Divorce rates among older couples have doubled since the 1990’s, and this puts a spouse who has stayed at home for their adult life at particular risk. There is also a risk that the wage-earning spouse has taken control of the finances in the family, leaving the stay-at-home spouse with no knowledge or control over the marital estate. It is easy to see how this circumstance can throw a retirement plan into tumult.
The following tips probably apply to all divorce proceedings, but have special application to those who are closer to their retirement.
It’s fundamental, but so many people don’t do it. A budget is always the foundation of sound financial planning, and having one for a couple can make it easier to adapt the budget to single living. So, even in the most solid marital partnership a budget is extremely important. Once a divorce becomes imminent, then a revised budget is essential. It is simply the only way for individuals to know how much cash they will need to survive.
Back to work
Again, this one applies to everyone facing separation. Having an income stream will just make it easier to make the transition. Also, in addition to the obvious financial benefits, holding a job will help build confidence. Also, being on a payroll will help increase your benefits when you start collecting Social Security.

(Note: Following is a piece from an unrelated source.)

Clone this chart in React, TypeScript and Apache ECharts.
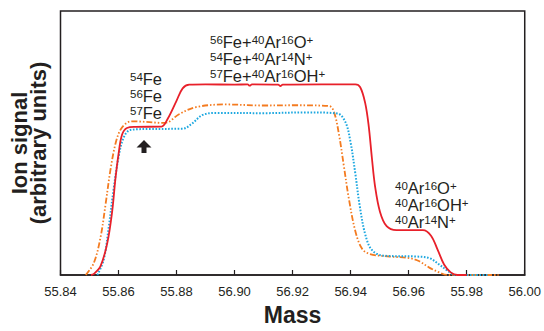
import React, { useEffect, useRef } from "react";
import * as echarts from "echarts";

const tickLabels = ["55.84", "55.86", "55.88", "56.90", "56.92", "56.94", "56.96", "55.98", "56.00"];

const redSeries: number[][] = [
  [55.8505, 0], [55.8515, 0.4], [55.8538, 3.4], [55.8561, 12], [55.8578, 24], [55.8589, 36.1],
  [55.86, 45.8], [55.8612, 53.1], [55.8629, 55.7], [55.8657, 56.1], [55.8748, 56.2], [55.877, 59.3],
  [55.8799, 65.8], [55.8821, 70.7], [55.8844, 72.1], [55.89, 72.2], [55.9, 72.1], [55.9045, 72.2],
  [55.9052, 71.7], [55.906, 72.2], [55.915, 72.1], [55.9158, 71.6], [55.9166, 72.1], [55.93, 72.2],
  [55.9416, 72.2], [55.9433, 71.1], [55.945, 65.2], [55.9462, 56.7], [55.9473, 44.6], [55.9484, 33.7],
  [55.9501, 24], [55.9524, 18.5], [55.9558, 17], [55.9649, 17], [55.9677, 14.9], [55.97, 9.5],
  [55.9722, 4], [55.9745, 1], [55.9768, 0], [55.98, 0],
];

const orangeSeries: number[][] = [
  [55.8487, 0], [55.8515, 4.6], [55.8538, 14.3], [55.8555, 26.5], [55.8572, 39.7], [55.8589, 49.5],
  [55.8606, 54.9], [55.8629, 57.7], [55.8651, 58.2], [55.8759, 57.6], [55.881, 61], [55.8867, 63.6],
  [55.8969, 64.6], [55.91, 64.2], [55.92, 64.3], [55.9326, 64], [55.9343, 61.6], [55.936, 53.1],
  [55.9377, 41], [55.9394, 28.8], [55.9416, 16.7], [55.9439, 10], [55.9467, 7.9], [55.9535, 7],
  [55.9603, 6.4], [55.9637, 5.2], [55.9671, 2.8], [55.9705, 1], [55.9734, 0], [55.991, 0],
];

const blueSeries: number[][] = [
  [55.8527, 0], [55.8549, 5.8], [55.8566, 17.9], [55.8583, 32.5], [55.86, 44.6], [55.8617, 51.9],
  [55.864, 54.9], [55.87, 55.3], [55.8821, 55.4], [55.8855, 57.5], [55.8889, 60.6], [55.8935, 61.4],
  [55.91, 61.3], [55.925, 61.6], [55.9354, 61.2], [55.9382, 57.9], [55.9399, 50.7], [55.9416, 38.5],
  [55.9431, 26.4], [55.945, 15.5], [55.9473, 9.5], [55.9513, 7.3], [55.9626, 7], [55.9671, 6.4],
  [55.9705, 4], [55.9734, 1.6], [55.9762, 0], [55.9875, 0],
];

// annotation lines: alternating [superscript, normal, superscript, normal, ...]
const feLines = [["54", "Fe"], ["56", "Fe"], ["57", "Fe"]];
const midLines = [
  ["56", "Fe+", "40", "Ar", "16", "O", "+", ""],
  ["54", "Fe+", "40", "Ar", "14", "N", "+", ""],
  ["57", "Fe+", "40", "Ar", "16", "OH", "+", ""],
];
const arLines = [
  ["40", "Ar", "16", "O", "+", ""],
  ["40", "Ar", "16", "OH", "+", ""],
  ["40", "Ar", "14", "N", "+", ""],
];

const FONT = "Liberation Sans, Arial, sans-serif";
const INK = "#231f20";
const LH = 17;

const toRich = (parts: string[]) =>
  parts
    .map((p, i) => (p === "" ? "" : i % 2 === 0 ? `{s|${p}}` : `{n|${p}}`))
    .join("");

const richStyle = {
  n: { fontSize: 16.5, fill: INK, fontFamily: FONT, lineHeight: LH },
  s: { fontSize: 11.5, fill: INK, fontFamily: FONT, verticalAlign: "top", lineHeight: LH },
};

const block = (lines: string[][], x: number, y: number) =>
  lines.map((parts, i) => ({
    type: "text",
    x,
    y: y + i * LH,
    style: {
      text: toRich(parts),
      rich: richStyle,
      fill: INK,
      fontSize: 16.5,
      lineHeight: LH,
    },
  }));

export default function App() {
  const ref = useRef<HTMLDivElement>(null);
  useEffect(() => {
    if (!ref.current) return;
    const chart = echarts.init(ref.current, null, { renderer: "svg" });
    const line = (data: number[][], color: string, width: number, type: any) => ({
      type: "line",
      data,
      smooth: 0.35,
      showSymbol: false,
      lineStyle: { color, width, type },
    });
    chart.setOption({
      animation: false,
      grid: {
        left: 59.5,
        right: 14,
        top: 11,
        bottom: 45,
        show: true,
        borderColor: INK,
        borderWidth: 1.5,
        backgroundColor: "transparent",
      },
      xAxis: {
        type: "value",
        min: 55.84,
        max: 56.0,
        interval: 0.02,
        name: "Mass",
        nameLocation: "middle",
        nameGap: 28,
        nameTextStyle: { fontSize: 23, fontWeight: "bold", color: INK, fontFamily: FONT },
        axisLine: { show: true, lineStyle: { color: INK, width: 1.5 } },
        axisTick: { show: true, inside: true, length: 5, lineStyle: { color: INK, width: 1.2 } },
        splitLine: { show: false },
        axisLabel: {
          margin: 10,
          fontSize: 13,
          color: INK,
          fontFamily: FONT,
          formatter: (v: number) => tickLabels[Math.round((v - 55.84) / 0.02)] ?? "",
        },
      },
      yAxis: {
        type: "value",
        min: 0,
        max: 100,
        name: "Ion signal\n(arbitrary units)",
        nameLocation: "middle",
        nameGap: 13,
        nameRotate: 90,
        nameTextStyle: { fontSize: 22, fontWeight: "bold", color: INK, fontFamily: FONT, lineHeight: 19 },
        axisLine: { show: false },
        axisTick: { show: false },
        axisLabel: { show: false },
        splitLine: { show: false },
      },
      series: [
        line(orangeSeries, "#f47b20", 1.8, [6, 2, 1.5, 2, 1.5, 2]),
        line(blueSeries, "#1ea8e0", 2, [1.6, 1.6]),
        line(redSeries, "#e8202a", 1.8, "solid"),
      ],
      graphic: [
        ...block(feLines, 130, 70.5),
        ...block(midLines, 210, 33.5),
        ...block(arLines, 395, 179.5),
        {
          type: "polygon",
          shape: {
            points: [
              [144, 140], [151.5, 147.5], [146.5, 147.5], [146.5, 153], [141.5, 153], [141.5, 147.5], [136.5, 147.5],
            ],
          },
          style: { fill: INK },
        },
      ],
    });
    return () => chart.dispose();
  }, []);
  return <div ref={ref} style={{ width: 544, height: 331, position: "absolute", left: 0, top: 0 }} />;
}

Get your own retirement account
Establish an IRA before the divorce is finalized – it will give you tax benefits to do it this way and you will avoid penalties. If you already have the IRA, don’t cash out. There may be a tendency to want cash on hand to smooth the transition, but this is when the penalties are worst, so it is best to find another way to generate cash-flow.
Take a strategic approach to real estate assets
This is a nicer way of saying, sale of the marital home may be essential. Again, you don’t want to cash out after the sale, but a smart approach to proceeds from sale of the marital home can result in getting a head start on a new retirement savings plan.
Divorce is destabilizing in any circumstance, but in the context of an older couple there can be greater challenges. Following these steps can help reduce the blow and get you to the next stage of life.